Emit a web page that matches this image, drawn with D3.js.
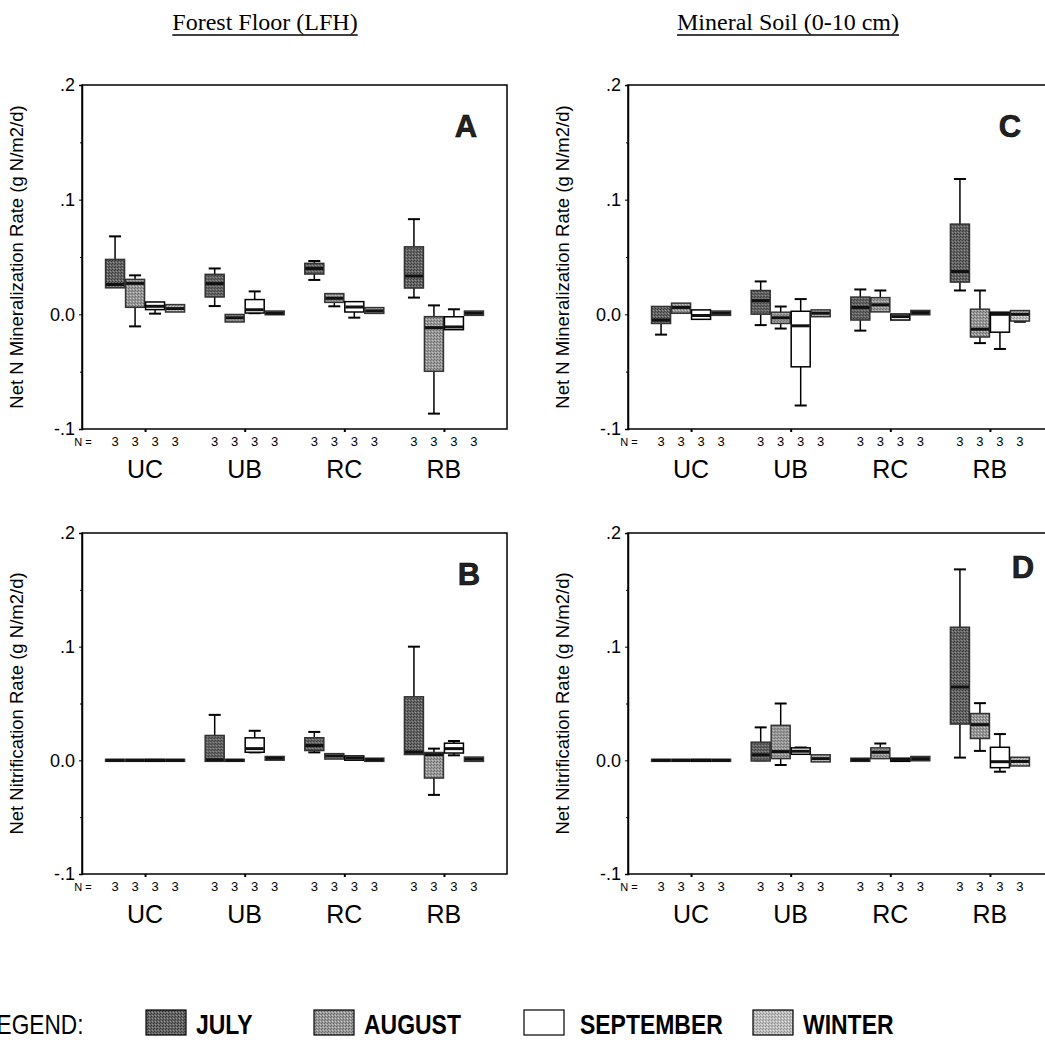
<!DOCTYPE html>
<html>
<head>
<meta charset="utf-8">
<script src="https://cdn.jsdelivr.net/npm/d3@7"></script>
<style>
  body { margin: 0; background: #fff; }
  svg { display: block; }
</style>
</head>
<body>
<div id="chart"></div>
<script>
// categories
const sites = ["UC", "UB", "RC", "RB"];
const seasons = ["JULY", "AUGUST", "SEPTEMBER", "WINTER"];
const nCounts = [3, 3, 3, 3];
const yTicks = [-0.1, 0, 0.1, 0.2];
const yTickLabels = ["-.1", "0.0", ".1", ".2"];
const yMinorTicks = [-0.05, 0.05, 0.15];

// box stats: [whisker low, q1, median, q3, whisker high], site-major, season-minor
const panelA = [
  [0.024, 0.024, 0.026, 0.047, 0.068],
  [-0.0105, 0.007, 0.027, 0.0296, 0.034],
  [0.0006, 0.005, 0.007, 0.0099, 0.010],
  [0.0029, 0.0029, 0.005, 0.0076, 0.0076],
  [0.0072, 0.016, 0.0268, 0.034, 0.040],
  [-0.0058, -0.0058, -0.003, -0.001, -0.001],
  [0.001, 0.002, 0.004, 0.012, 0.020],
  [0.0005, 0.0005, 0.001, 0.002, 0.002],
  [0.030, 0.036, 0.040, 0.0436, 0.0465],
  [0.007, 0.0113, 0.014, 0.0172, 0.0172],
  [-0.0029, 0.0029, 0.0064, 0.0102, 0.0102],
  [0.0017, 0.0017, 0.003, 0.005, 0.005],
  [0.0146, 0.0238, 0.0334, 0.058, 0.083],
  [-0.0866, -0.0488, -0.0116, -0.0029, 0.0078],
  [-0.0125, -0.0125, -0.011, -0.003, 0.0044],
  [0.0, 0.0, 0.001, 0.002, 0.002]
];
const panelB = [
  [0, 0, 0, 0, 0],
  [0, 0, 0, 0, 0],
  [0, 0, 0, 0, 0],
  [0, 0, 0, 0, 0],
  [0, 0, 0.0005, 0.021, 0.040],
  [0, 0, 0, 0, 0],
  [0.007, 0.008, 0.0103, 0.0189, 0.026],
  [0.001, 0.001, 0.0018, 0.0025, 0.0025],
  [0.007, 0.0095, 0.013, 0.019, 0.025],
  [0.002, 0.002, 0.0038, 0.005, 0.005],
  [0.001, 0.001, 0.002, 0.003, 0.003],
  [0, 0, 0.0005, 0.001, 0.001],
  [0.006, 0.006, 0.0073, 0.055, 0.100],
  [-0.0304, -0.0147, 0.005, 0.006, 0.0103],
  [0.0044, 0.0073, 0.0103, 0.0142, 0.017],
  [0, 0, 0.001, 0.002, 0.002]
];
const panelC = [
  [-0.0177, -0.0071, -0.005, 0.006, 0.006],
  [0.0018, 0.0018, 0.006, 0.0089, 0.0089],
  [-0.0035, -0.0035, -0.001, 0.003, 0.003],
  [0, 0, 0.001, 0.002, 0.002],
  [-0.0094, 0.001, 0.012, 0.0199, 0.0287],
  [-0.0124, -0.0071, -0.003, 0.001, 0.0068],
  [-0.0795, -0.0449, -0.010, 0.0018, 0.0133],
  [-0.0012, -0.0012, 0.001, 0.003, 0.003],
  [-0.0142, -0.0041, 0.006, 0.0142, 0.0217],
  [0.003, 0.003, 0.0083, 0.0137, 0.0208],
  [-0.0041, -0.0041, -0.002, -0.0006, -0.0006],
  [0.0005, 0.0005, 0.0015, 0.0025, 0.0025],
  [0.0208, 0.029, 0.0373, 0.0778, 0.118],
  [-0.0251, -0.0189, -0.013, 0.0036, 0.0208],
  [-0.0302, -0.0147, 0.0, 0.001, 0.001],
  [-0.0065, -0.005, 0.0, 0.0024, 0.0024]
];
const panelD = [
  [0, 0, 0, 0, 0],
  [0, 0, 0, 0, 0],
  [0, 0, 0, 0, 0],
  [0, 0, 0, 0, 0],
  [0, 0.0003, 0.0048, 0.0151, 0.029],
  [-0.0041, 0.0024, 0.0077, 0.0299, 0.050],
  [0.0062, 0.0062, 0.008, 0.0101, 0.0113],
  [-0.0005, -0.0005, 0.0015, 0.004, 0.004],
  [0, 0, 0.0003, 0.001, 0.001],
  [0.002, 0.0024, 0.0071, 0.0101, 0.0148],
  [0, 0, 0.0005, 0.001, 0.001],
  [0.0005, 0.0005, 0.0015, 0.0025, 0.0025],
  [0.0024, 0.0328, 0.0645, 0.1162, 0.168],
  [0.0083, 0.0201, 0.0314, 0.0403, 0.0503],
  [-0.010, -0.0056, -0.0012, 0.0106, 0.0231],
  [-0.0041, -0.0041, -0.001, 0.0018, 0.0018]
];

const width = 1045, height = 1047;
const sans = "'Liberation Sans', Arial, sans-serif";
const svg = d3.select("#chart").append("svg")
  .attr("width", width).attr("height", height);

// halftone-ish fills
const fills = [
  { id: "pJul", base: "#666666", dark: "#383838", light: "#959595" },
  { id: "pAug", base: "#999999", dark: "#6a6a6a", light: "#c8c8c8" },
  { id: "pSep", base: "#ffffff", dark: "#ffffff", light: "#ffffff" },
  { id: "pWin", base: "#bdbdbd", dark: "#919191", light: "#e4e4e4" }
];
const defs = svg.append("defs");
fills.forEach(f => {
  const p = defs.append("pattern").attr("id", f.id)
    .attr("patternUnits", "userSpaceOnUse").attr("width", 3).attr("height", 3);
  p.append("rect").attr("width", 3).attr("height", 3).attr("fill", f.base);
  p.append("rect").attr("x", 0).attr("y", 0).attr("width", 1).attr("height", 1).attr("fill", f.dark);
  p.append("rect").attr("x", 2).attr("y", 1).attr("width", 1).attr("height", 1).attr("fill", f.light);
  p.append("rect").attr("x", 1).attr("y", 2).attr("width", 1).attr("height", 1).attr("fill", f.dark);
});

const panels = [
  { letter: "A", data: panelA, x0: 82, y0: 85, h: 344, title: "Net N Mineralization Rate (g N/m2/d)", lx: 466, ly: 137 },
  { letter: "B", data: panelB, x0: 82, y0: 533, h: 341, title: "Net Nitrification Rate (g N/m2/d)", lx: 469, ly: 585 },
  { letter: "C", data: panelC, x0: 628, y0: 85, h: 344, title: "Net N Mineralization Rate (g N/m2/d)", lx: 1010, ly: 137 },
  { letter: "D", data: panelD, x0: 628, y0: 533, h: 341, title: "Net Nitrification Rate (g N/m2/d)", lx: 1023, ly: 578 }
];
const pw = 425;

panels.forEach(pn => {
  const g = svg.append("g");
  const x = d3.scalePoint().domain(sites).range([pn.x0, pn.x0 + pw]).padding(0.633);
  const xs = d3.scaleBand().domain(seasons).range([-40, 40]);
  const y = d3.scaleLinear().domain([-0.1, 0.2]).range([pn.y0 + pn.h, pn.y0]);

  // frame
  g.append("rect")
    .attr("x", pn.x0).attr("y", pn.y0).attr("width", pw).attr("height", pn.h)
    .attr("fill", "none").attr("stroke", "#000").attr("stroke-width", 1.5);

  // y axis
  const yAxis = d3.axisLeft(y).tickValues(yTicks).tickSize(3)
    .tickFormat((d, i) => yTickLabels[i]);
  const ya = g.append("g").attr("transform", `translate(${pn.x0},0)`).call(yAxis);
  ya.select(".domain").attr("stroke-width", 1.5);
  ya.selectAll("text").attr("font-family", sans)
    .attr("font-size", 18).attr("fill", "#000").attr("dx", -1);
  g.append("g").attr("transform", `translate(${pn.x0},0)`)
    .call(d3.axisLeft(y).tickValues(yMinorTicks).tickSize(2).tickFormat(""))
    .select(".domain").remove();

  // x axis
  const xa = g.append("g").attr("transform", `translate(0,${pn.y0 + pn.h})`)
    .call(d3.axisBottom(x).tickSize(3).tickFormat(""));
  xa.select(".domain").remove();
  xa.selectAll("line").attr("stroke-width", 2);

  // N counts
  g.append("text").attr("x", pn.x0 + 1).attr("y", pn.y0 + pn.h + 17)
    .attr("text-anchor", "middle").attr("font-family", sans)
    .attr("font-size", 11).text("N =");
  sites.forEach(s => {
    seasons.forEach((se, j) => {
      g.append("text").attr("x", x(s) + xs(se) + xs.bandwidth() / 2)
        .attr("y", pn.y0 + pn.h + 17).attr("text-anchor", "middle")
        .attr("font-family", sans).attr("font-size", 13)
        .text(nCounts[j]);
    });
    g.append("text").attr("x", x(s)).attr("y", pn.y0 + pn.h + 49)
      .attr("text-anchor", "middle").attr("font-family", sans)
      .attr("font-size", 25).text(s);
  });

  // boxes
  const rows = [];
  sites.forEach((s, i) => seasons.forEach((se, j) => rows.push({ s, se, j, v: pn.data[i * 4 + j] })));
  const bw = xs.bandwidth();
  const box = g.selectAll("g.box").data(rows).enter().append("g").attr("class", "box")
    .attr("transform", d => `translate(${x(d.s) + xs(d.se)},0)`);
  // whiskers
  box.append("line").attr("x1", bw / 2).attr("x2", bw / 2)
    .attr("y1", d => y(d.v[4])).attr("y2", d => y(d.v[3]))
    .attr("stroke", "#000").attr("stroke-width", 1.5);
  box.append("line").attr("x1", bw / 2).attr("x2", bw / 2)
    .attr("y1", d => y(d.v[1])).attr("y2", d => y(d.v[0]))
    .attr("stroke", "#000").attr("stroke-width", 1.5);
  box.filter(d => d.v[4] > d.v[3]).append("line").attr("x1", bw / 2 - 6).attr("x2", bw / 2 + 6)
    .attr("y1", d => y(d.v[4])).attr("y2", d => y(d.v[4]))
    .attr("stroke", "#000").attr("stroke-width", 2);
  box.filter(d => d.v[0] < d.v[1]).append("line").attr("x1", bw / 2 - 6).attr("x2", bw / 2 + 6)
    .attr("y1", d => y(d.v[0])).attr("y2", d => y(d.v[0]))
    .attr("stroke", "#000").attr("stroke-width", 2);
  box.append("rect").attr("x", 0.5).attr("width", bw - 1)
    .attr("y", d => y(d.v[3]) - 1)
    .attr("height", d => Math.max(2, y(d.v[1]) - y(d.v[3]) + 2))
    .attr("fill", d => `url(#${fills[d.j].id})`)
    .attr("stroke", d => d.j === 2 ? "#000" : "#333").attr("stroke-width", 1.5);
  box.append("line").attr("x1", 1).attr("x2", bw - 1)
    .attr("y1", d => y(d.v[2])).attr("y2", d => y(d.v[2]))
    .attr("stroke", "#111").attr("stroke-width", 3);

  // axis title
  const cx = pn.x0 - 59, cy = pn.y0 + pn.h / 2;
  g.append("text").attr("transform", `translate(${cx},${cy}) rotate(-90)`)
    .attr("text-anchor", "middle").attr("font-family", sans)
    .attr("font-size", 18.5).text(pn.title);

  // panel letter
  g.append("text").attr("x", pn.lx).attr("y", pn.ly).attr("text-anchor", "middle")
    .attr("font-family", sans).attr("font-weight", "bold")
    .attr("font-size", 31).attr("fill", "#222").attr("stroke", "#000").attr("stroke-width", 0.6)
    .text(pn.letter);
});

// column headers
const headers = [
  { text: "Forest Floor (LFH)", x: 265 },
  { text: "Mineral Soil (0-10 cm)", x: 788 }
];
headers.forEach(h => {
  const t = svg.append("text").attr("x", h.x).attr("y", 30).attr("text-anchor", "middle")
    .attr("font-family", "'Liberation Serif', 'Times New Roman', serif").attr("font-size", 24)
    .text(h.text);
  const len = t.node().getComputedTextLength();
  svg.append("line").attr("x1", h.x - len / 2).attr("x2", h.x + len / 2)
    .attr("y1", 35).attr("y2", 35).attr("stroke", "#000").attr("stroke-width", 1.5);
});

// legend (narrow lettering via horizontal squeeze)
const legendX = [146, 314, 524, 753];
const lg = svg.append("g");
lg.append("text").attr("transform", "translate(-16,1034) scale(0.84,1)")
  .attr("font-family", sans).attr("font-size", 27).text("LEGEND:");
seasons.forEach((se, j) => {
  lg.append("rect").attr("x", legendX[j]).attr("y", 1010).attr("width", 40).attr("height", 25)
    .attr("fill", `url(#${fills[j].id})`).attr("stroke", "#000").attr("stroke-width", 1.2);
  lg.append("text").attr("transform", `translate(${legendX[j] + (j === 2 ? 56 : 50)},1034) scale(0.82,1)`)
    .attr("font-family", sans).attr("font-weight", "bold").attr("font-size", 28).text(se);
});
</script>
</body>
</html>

========================

**YOUR GOAL**
Reproduce the material above exactly, first line through the line that contains "const yMinorTicks = [-0.05, 0.05, 0.15];", minus the pictures.

**EXERCISE SOLUTION**
Emit a web page that matches this image, drawn with D3.js.
<!DOCTYPE html>
<html>
<head>
<meta charset="utf-8">
<script src="https://cdn.jsdelivr.net/npm/d3@7"></script>
<style>
  body { margin: 0; background: #fff; }
  svg { display: block; }
</style>
</head>
<body>
<div id="chart"></div>
<script>
// categories
const sites = ["UC", "UB", "RC", "RB"];
const seasons = ["JULY", "AUGUST", "SEPTEMBER", "WINTER"];
const nCounts = [3, 3, 3, 3];
const yTicks = [-0.1, 0, 0.1, 0.2];
const yTickLabels = ["-.1", "0.0", ".1", ".2"];
const yMinorTicks = [-0.05, 0.05, 0.15];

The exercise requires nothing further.